— Begin —

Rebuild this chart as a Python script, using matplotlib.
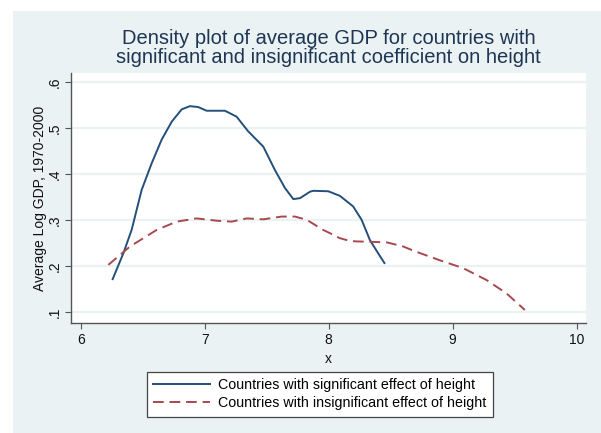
import matplotlib
matplotlib.use("Agg")
import matplotlib.pyplot as plt
from matplotlib.patches import Rectangle

plt.rcParams['font.family'] = ['Liberation Sans', 'DejaVu Sans']

# Kernel density curves (x = average log GDP, y = density)
sig_x = [6.258, 6.344, 6.411, 6.492, 6.573, 6.653, 6.734, 6.815, 6.881, 6.948,
         7.016, 7.164, 7.258, 7.352, 7.473, 7.567, 7.648, 7.715, 7.769, 7.850,
         7.876, 7.997, 8.091, 8.198, 8.266, 8.333, 8.400, 8.450]
sig_y = [0.172, 0.228, 0.279, 0.366, 0.424, 0.475, 0.514, 0.541, 0.548, 0.546,
         0.538, 0.538, 0.525, 0.493, 0.460, 0.409, 0.370, 0.346, 0.348, 0.362,
         0.364, 0.363, 0.353, 0.330, 0.301, 0.257, 0.228, 0.207]

insig_x = [6.223, 6.398, 6.613, 6.774, 6.935, 7.097, 7.218, 7.339, 7.473,
           7.621, 7.728, 7.823, 7.956, 8.010, 8.091, 8.172, 8.226, 8.468,
           8.602, 8.682, 8.897, 9.085, 9.274, 9.435, 9.583]
insig_y = [0.203, 0.243, 0.279, 0.297, 0.304, 0.299, 0.297, 0.304, 0.302,
           0.308, 0.308, 0.301, 0.279, 0.272, 0.261, 0.255, 0.254, 0.252,
           0.243, 0.234, 0.213, 0.196, 0.170, 0.141, 0.105]

x_ticks = [6, 7, 8, 9, 10]
y_ticks = [0.1, 0.2, 0.3, 0.4, 0.5, 0.6]
y_tick_labels = ['.1', '.2', '.3', '.4', '.5', '.6']

title = ("Density plot of average GDP for countries with\n"
         "significant and insignificant coefficient on height")
label_sig = "Countries with significant effect of height"
label_insig = "Countries with insignificant effect of height"

W, H = 601, 433
bg = '#eaf2f3'
navy = '#234f7a'
maroon = '#a8494e'
axis_col = '#555555'

fig = plt.figure(figsize=(W / 100, H / 100), dpi=100, facecolor='white')
fig.patches.append(Rectangle((13 / W, 0), 1 - 13 / W, 1 - 11 / H,
                             transform=fig.transFigure, facecolor=bg,
                             edgecolor='none', zorder=-5))

ax = fig.add_axes([71 / W, 1 - 323 / H, (586 - 71) / W, (323 - 73) / H])
ax.set_facecolor('white')

ax.plot(sig_x, sig_y, color=navy, lw=1.4, label=label_sig, zorder=3)
ax.plot(insig_x, insig_y, color=maroon, lw=1.4, ls=(0, (5.5, 3)),
        label=label_insig, zorder=3)

ax.set_xlim(5.922, 10.076)
ax.set_ylim(0.0767, 0.62)
ax.set_xticks(x_ticks)
ax.set_xticklabels([str(t) for t in x_ticks])
ax.set_yticks(y_ticks)
ax.set_yticklabels(y_tick_labels, rotation=90, va='center')

for t in y_ticks:
    ax.axhline(t, color=bg, lw=1.6, zorder=1)

for s in ['top', 'right']:
    ax.spines[s].set_visible(False)
for s in ['left', 'bottom']:
    ax.spines[s].set_color(axis_col)
    ax.spines[s].set_linewidth(1.0)
ax.tick_params(axis='both', direction='out', length=4, width=0.8,
               color=axis_col, labelsize=10, labelcolor='#111111', pad=3)

ax.set_xlabel('x', fontsize=10, color='#111111', labelpad=4)
ax.set_ylabel('Average Log GDP, 1970-2000', fontsize=10, color='#111111',
              labelpad=0)

fig.text(328.5 / W, 1 - 48 / H, title, ha='center', va='center',
         fontsize=14.5, color='#1e3553', linespacing=1.0)

leg = fig.legend(loc='center', bbox_to_anchor=(320 / W, 1 - 394.3 / H),
                 fontsize=10.25, frameon=True, fancybox=False,
                 edgecolor='#444444', facecolor='white', framealpha=1,
                 handlelength=3.95, handletextpad=0.63, borderpad=0.45,
                 labelspacing=0.3)
leg.get_frame().set_linewidth(0.9)

fig.savefig('out.png', dpi=100, facecolor='white')
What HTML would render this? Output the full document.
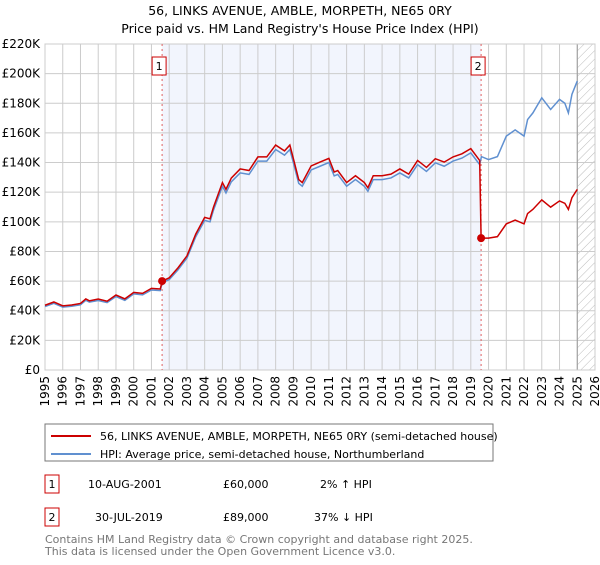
<!DOCTYPE html>
<html><head><meta charset="utf-8"><style>
body{margin:0;background:#fff;font-family:"Liberation Sans","DejaVu Sans",sans-serif;}
svg text{font-family:"DejaVu Sans","Liberation Sans",sans-serif;}
</style></head><body>
<svg id="chart" width="600" height="560" xmlns="http://www.w3.org/2000/svg">
<defs><pattern id="hatch" width="6" height="6" patternUnits="userSpaceOnUse" patternTransform="rotate(45)"><line x1="0" y1="0" x2="0" y2="6" stroke="#bbb" stroke-width="1"/></pattern></defs>
<text x="300" y="15" text-anchor="middle" font-size="12.5">56, LINKS AVENUE, AMBLE, MORPETH, NE65 0RY</text>
<text x="300" y="33" text-anchor="middle" font-size="12.5">Price paid vs. HM Land Registry's House Price Index (HPI)</text>
<g id="plot"></g>
<g>
<rect x="45" y="424" width="448" height="37" fill="#fff" stroke="#777"/>
<line x1="51" y1="436" x2="91" y2="436" stroke="#cc0000" stroke-width="2"/>
<text x="100" y="440" font-size="11">56, LINKS AVENUE, AMBLE, MORPETH, NE65 0RY (semi-detached house)</text>
<line x1="51" y1="454" x2="91" y2="454" stroke="#6090d0" stroke-width="2"/>
<text x="100" y="458" font-size="11">HPI: Average price, semi-detached house, Northumberland</text>
</g>
<g font-size="11">
<rect x="45" y="475" width="14" height="18" fill="#fff" stroke="#cc0000"/><text x="52" y="488" text-anchor="middle">1</text>
<text x="88" y="488">10-AUG-2001</text><text x="223" y="488">£60,000</text><text x="320" y="488">2% ↑ HPI</text>
<rect x="45" y="508" width="14" height="18" fill="#fff" stroke="#cc0000"/><text x="52" y="521" text-anchor="middle">2</text>
<text x="95" y="521">30-JUL-2019</text><text x="223" y="521">£89,000</text><text x="314" y="521">37% ↓ HPI</text>
</g>
<text x="45" y="543" font-size="11" fill="#777">Contains HM Land Registry data © Crown copyright and database right 2025.</text>
<text x="45" y="555" font-size="11" fill="#777">This data is licensed under the Open Government Licence v3.0.</text>
</svg>
<script>
const hpiYears=[1995,1995.5,1996,1996.5,1997,1997.3,1997.5,1998,1998.5,1999,1999.5,2000,2000.5,2001,2001.5,2001.6,2002,2002.5,2003,2003.5,2004,2004.3,2004.5,2005,2005.2,2005.5,2006,2006.5,2007,2007.5,2008,2008.5,2008.8,2009,2009.3,2009.5,2010,2010.5,2011,2011.3,2011.5,2012,2012.5,2013,2013.2,2013.5,2014,2014.5,2015,2015.5,2016,2016.5,2017,2017.5,2018,2018.5,2019,2019.5,2019.6,2020,2020.5,2021,2021.5,2022,2022.2,2022.5,2023,2023.5,2024,2024.3,2024.5,2024.7,2025];
const hpiValues=[42.8,45,42.4,43,44,47,45.8,46.9,45.5,49.6,47,51.4,50.7,54,53.6,58.8,61,67.6,75.5,90,101,100,108,124,119.5,127,133,132,141,141,148.8,145,148.8,139.8,126,124,135,137.5,140,131,132,124,128.5,124,120.6,128.5,128.5,129.6,133,129.6,138.6,134,139.8,137.5,141,143,146.5,138.6,144,142,144,157.8,162,157.8,169,173.5,183.7,175.8,182.6,180,173.5,186,195];
const redYears=[1995,1995.5,1996,1996.5,1997,1997.3,1997.5,1998,1998.5,1999,1999.5,2000,2000.5,2001,2001.5,2001.6,2002,2002.5,2003,2003.5,2004,2004.3,2004.5,2005,2005.2,2005.5,2006,2006.5,2007,2007.5,2008,2008.5,2008.8,2009,2009.3,2009.5,2010,2010.5,2011,2011.3,2011.5,2012,2012.5,2013,2013.2,2013.5,2014,2014.5,2015,2015.5,2016,2016.5,2017,2017.5,2018,2018.5,2019,2019.5,2019.58,2020,2020.5,2021,2021.5,2022,2022.2,2022.5,2023,2023.5,2024,2024.3,2024.5,2024.7,2025];
const redValues=[43.7,45.9,43.3,43.9,44.9,48,46.7,47.9,46.4,50.6,48,52.4,51.7,55.1,54.7,60,62.2,69,77,91.8,103,102,110,126.5,121.9,129.5,135.7,134.6,143.8,143.8,151.8,147.9,151.8,142.6,128.5,126.5,137.7,140.3,142.8,133.6,134.6,126.5,131.1,126.5,123,131.1,131.1,132.2,135.7,132.2,141.4,136.7,142.6,140.3,143.8,145.9,149.4,141.4,89,89,90,98.6,101.2,98.6,105.6,108.4,114.8,109.9,114.1,112.5,108.4,116.3,121.9];
const sales=[[2001.6,60,'1'],[2019.58,89,'2']];
const yTicks=[0,20,40,60,80,100,120,140,160,180,200,220];
const xTicks=[1995,1996,1997,1998,1999,2000,2001,2002,2003,2004,2005,2006,2007,2008,2009,2010,2011,2012,2013,2014,2015,2016,2017,2018,2019,2020,2021,2022,2023,2024,2025,2026];
const L=45,R=595,T=44,B=370;
const X=y=>L+(y-1995)/(2026-1995)*(R-L);
const Y=v=>B-v/220*(B-T);
const NS='http://www.w3.org/2000/svg';
const g=document.getElementById('plot');
function mk(t,a,p){const e=document.createElementNS(NS,t);for(const k in a)e.setAttribute(k,a[k]);(p||g).appendChild(e);return e;}
let e=mk('rect',{x:X(sales[0][0]),y:T,width:X(sales[1][0])-X(sales[0][0]),height:B-T,fill:'#eef2fc',opacity:0.75});


e=mk('rect',{x:X(2025),y:T,width:R-X(2025),height:B-T,fill:'url(#hatch)'});


yTicks.forEach(v=>{
 e=mk('line',{x1:L,x2:R,y1:Y(v),y2:Y(v),stroke:'#ccc'});
 
 
 e=mk('text',{x:L-5,y:Y(v)+4,'text-anchor':'end','font-size':12});
 e.textContent=v===0?'£0':'£'+v+'K';
 
 
});
xTicks.forEach(v=>{
 e=mk('line',{x1:X(v),x2:X(v),y1:T,y2:B,stroke:'#ccc'});
 
 
 e=mk('text',{x:0,y:0,'text-anchor':'end','font-size':12,transform:`translate(${X(v)+4},376) rotate(-90)`});
 e.textContent=v;
 
 
});
e=mk('line',{x1:X(2025),x2:X(2025),y1:T,y2:B,stroke:'#999'});


e=mk('rect',{x:L,y:T,width:R-L,height:B-T,fill:'none',stroke:'#ccc'});


sales.forEach(s=>{
 e=mk('line',{x1:X(s[0]),x2:X(s[0]),y1:T,y2:B,stroke:'#e06060','stroke-dasharray':'2,3'});
 
 
});
e=mk('polyline',{points:hpiYears.map((y,i)=>X(y)+','+Y(hpiValues[i])).join(' '),fill:'none',stroke:'#6090d0','stroke-width':1.5});


e=mk('polyline',{points:redYears.map((y,i)=>X(y)+','+Y(redValues[i])).join(' '),fill:'none',stroke:'#cc0000','stroke-width':1.5});


sales.forEach(s=>{
 e=mk('circle',{cx:X(s[0]),cy:Y(s[1]),r:4,fill:'#cc0000'});
 
 
 e=mk('rect',{x:X(s[0])-10,y:57,width:14,height:18,fill:'#fff',stroke:'#cc0000'});
 
 
 e=mk('text',{x:X(s[0])-3,y:70,'text-anchor':'middle','font-size':11});
 e.textContent=s[2];
 
 
});
</script>
</body></html>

— End —

■ WHAT IS ASKED:
Return each line that includes "document".

■ FINAL ANSWER:
What HTML would render this? Output the full document.
const g=document.getElementById('plot');
function mk(t,a,p){const e=document.createElementNS(NS,t);for(const k in a)e.setAttribute(k,a[k]);(p||g).appendChild(e);return e;}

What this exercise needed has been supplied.